» **TO DO**
Write the material out again in full, word for word. Do not include the pictures.

» **STORED DATA**
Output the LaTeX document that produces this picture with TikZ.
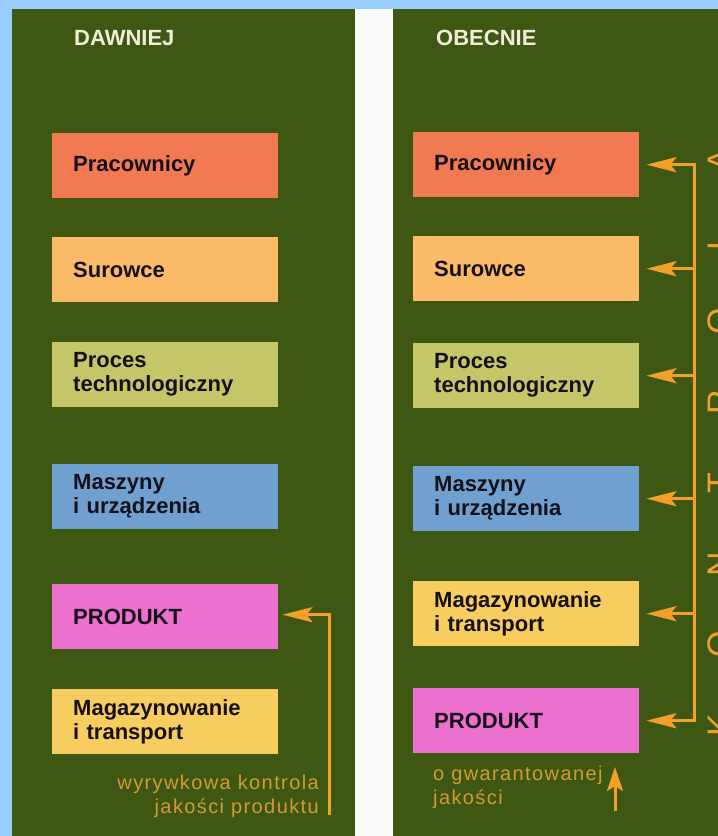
\documentclass[tikz,border=0pt]{standalone}
\usepackage{fontspec}
\setmainfont{Liberation Sans}
\usetikzlibrary{arrows.meta}
\definecolor{bgblue}{RGB}{153,204,255}
\definecolor{panelgreen}{RGB}{62,88,20}
\definecolor{gapwhite}{RGB}{250,250,250}
\definecolor{boxtext}{RGB}{22,16,26}
\definecolor{titlecol}{RGB}{240,236,215}
\definecolor{cPrac}{RGB}{242,122,82}
\definecolor{cSur}{RGB}{250,186,104}
\definecolor{cProc}{RGB}{196,198,104}
\definecolor{cMasz}{RGB}{112,160,208}
\definecolor{cProd}{RGB}{236,112,206}
\definecolor{cMag}{RGB}{247,205,96}
\definecolor{arrcol}{RGB}{242,160,40}
\definecolor{notecol}{RGB}{212,152,52}
\tikzset{otip/.tip={Stealth[length=30pt, width=15pt, inset=6pt]},
  smalltip/.tip={Stealth[length=24pt, width=16pt, inset=5pt]}}
\begin{document}
\begin{tikzpicture}[x=1pt,y=-1pt,
  box/.style={draw=none, minimum width=226pt, minimum height=65pt, text width=184pt,
    inner xsep=21pt, inner ysep=2pt, align=left, anchor=north west,
    font=\bfseries\fontsize{22}{24}\selectfont, text=boxtext},
  title/.style={anchor=base west, inner sep=0pt, text=titlecol,
    font=\bfseries\fontsize{22}{24}\selectfont},
  note/.style={inner sep=0pt, text=notecol,
    font=\fontsize{20}{23.5}\selectfont\addfontfeatures{LetterSpace=7}},
  conn/.style={draw=arrcol, line width=3pt, line join=miter},
  kletter/.style={anchor=base, inner sep=0pt, rotate=90, text=arrcol,
    font=\fontsize{34}{34}\selectfont}
]
\useasboundingbox (0,0) rectangle (718,836);
% background
\fill[bgblue] (0,0) rectangle (718,836);
\fill[gapwhite] (355,9) rectangle (393,836);
\fill[panelgreen] (12,9) rectangle (355,836);
\fill[panelgreen] (393,9) rectangle (718,836);

% titles
\node[title] (tL) at (74,45) {DAWNIEJ};
\node[title] (tR) at (436,45) {OBECNIE};

% left column
\node[box, fill=cPrac] (lP) at (52,133) {Pracownicy};
\node[box, fill=cSur]  (lS) at (52,237) {Surowce};
\node[box, fill=cProc] (lT) at (52,342) {Proces\\technologiczny};
\node[box, fill=cMasz] (lM) at (52,464) {Maszyny\\i urządzenia};
\node[box, fill=cProd] (lPr) at (52,584) {PRODUKT};
\node[box, fill=cMag]  (lG) at (52,689) {Magazynowanie\\i transport};

% right column
\node[box, fill=cPrac] (rP) at (413,132) {Pracownicy};
\node[box, fill=cSur]  (rS) at (413,236) {Surowce};
\node[box, fill=cProc] (rT) at (413,343) {Proces\\technologiczny};
\node[box, fill=cMasz] (rM) at (413,466) {Maszyny\\i urządzenia};
\node[box, fill=cMag]  (rG) at (413,581) {Magazynowanie\\i transport};
\node[box, fill=cProd] (rPr) at (413,688) {PRODUKT};

% notes
\node[note, anchor=north east, align=right] (nL) at (319,775) {wyrywkowa kontrola\\jakości produktu};
\node[note, anchor=north west, align=left] (nR) at (433,766) {o gwarantowanej\\jakości};

% left feedback arrow
\coordinate (lstart) at (329,815);
\draw[conn, -{otip}, shorten >=4pt] (lstart) |- ([yshift=2pt]lPr.east);

% right bus
\coordinate (busx) at (694,0);
\draw[conn, {otip}-{otip}, shorten <=7pt, shorten >=7pt]
  (rP.east) -- (busx |- rP.east) -- (busx |- rPr.east) -- (rPr.east);
\draw[conn, -{otip}, shorten >=7pt] (busx |- rS.east) -- (rS.east);
\draw[conn, -{otip}, shorten >=7pt] (busx |- rT.east) -- (rT.east);
\draw[conn, -{otip}, shorten >=7pt] (busx |- rM.east) -- (rM.east);
\draw[conn, -{otip}, shorten >=7pt] (busx |- rG.east) -- (rG.east);

% small up arrow
\coordinate (ua) at (615,811);
\coordinate (ub) at (615,767);
\draw[conn, -{smalltip}] (ua) -- (ub);

% cut-off vertical word at the right edge
\begin{scope}
\clip (0,0) rectangle (718,836);
\foreach \l/\yy [count=\i] in {K/725, O/644, N/564, T/483, R/402, O/321, L/241, A/160}
  \node[kletter] (k\i) at (731,\yy) {\l};
\end{scope}
\end{tikzpicture}
\end{document}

» **EXERCISE OUTPUT**
Output the LaTeX document that produces this picture with TikZ.
\documentclass[tikz,border=0pt]{standalone}
\usepackage{fontspec}
\setmainfont{Liberation Sans}
\usetikzlibrary{arrows.meta}
\definecolor{bgblue}{RGB}{153,204,255}
\definecolor{panelgreen}{RGB}{62,88,20}
\definecolor{gapwhite}{RGB}{250,250,250}
\definecolor{boxtext}{RGB}{22,16,26}
\definecolor{titlecol}{RGB}{240,236,215}
\definecolor{cPrac}{RGB}{242,122,82}
\definecolor{cSur}{RGB}{250,186,104}
\definecolor{cProc}{RGB}{196,198,104}
\definecolor{cMasz}{RGB}{112,160,208}
\definecolor{cProd}{RGB}{236,112,206}
\definecolor{cMag}{RGB}{247,205,96}
\definecolor{arrcol}{RGB}{242,160,40}
\definecolor{notecol}{RGB}{212,152,52}
\tikzset{otip/.tip={Stealth[length=30pt, width=15pt, inset=6pt]},
  smalltip/.tip={Stealth[length=24pt, width=16pt, inset=5pt]}}
\begin{document}
\begin{tikzpicture}[x=1pt,y=-1pt,
  box/.style={draw=none, minimum width=226pt, minimum height=65pt, text width=184pt,
    inner xsep=21pt, inner ysep=2pt, align=left, anchor=north west,
    font=\bfseries\fontsize{22}{24}\selectfont, text=boxtext},
  title/.style={anchor=base west, inner sep=0pt, text=titlecol,
    font=\bfseries\fontsize{22}{24}\selectfont},
  note/.style={inner sep=0pt, text=notecol,
    font=\fontsize{20}{23.5}\selectfont\addfontfeatures{LetterSpace=7}},
  conn/.style={draw=arrcol, line width=3pt, line join=miter},
  kletter/.style={anchor=base, inner sep=0pt, rotate=90, text=arrcol,
    font=\fontsize{34}{34}\selectfont}
]
\useasboundingbox (0,0) rectangle (718,836);
% background
\fill[bgblue] (0,0) rectangle (718,836);
\fill[gapwhite] (355,9) rectangle (393,836);
\fill[panelgreen] (12,9) rectangle (355,836);
\fill[panelgreen] (393,9) rectangle (718,836);

% titles
\node[title] (tL) at (74,45) {DAWNIEJ};
\node[title] (tR) at (436,45) {OBECNIE};

% left column
\node[box, fill=cPrac] (lP) at (52,133) {Pracownicy};
\node[box, fill=cSur]  (lS) at (52,237) {Surowce};
\node[box, fill=cProc] (lT) at (52,342) {Proces\\technologiczny};
\node[box, fill=cMasz] (lM) at (52,464) {Maszyny\\i urządzenia};
\node[box, fill=cProd] (lPr) at (52,584) {PRODUKT};
\node[box, fill=cMag]  (lG) at (52,689) {Magazynowanie\\i transport};

% right column
\node[box, fill=cPrac] (rP) at (413,132) {Pracownicy};
\node[box, fill=cSur]  (rS) at (413,236) {Surowce};
\node[box, fill=cProc] (rT) at (413,343) {Proces\\technologiczny};
\node[box, fill=cMasz] (rM) at (413,466) {Maszyny\\i urządzenia};
\node[box, fill=cMag]  (rG) at (413,581) {Magazynowanie\\i transport};
\node[box, fill=cProd] (rPr) at (413,688) {PRODUKT};

% notes
\node[note, anchor=north east, align=right] (nL) at (319,775) {wyrywkowa kontrola\\jakości produktu};
\node[note, anchor=north west, align=left] (nR) at (433,766) {o gwarantowanej\\jakości};

% left feedback arrow
\coordinate (lstart) at (329,815);
\draw[conn, -{otip}, shorten >=4pt] (lstart) |- ([yshift=2pt]lPr.east);

% right bus
\coordinate (busx) at (694,0);
\draw[conn, {otip}-{otip}, shorten <=7pt, shorten >=7pt]
  (rP.east) -- (busx |- rP.east) -- (busx |- rPr.east) -- (rPr.east);
\draw[conn, -{otip}, shorten >=7pt] (busx |- rS.east) -- (rS.east);
\draw[conn, -{otip}, shorten >=7pt] (busx |- rT.east) -- (rT.east);
\draw[conn, -{otip}, shorten >=7pt] (busx |- rM.east) -- (rM.east);
\draw[conn, -{otip}, shorten >=7pt] (busx |- rG.east) -- (rG.east);

% small up arrow
\coordinate (ua) at (615,811);
\coordinate (ub) at (615,767);
\draw[conn, -{smalltip}] (ua) -- (ub);

% cut-off vertical word at the right edge
\begin{scope}
\clip (0,0) rectangle (718,836);
\foreach \l/\yy [count=\i] in {K/725, O/644, N/564, T/483, R/402, O/321, L/241, A/160}
  \node[kletter] (k\i) at (731,\yy) {\l};
\end{scope}
\end{tikzpicture}
\end{document}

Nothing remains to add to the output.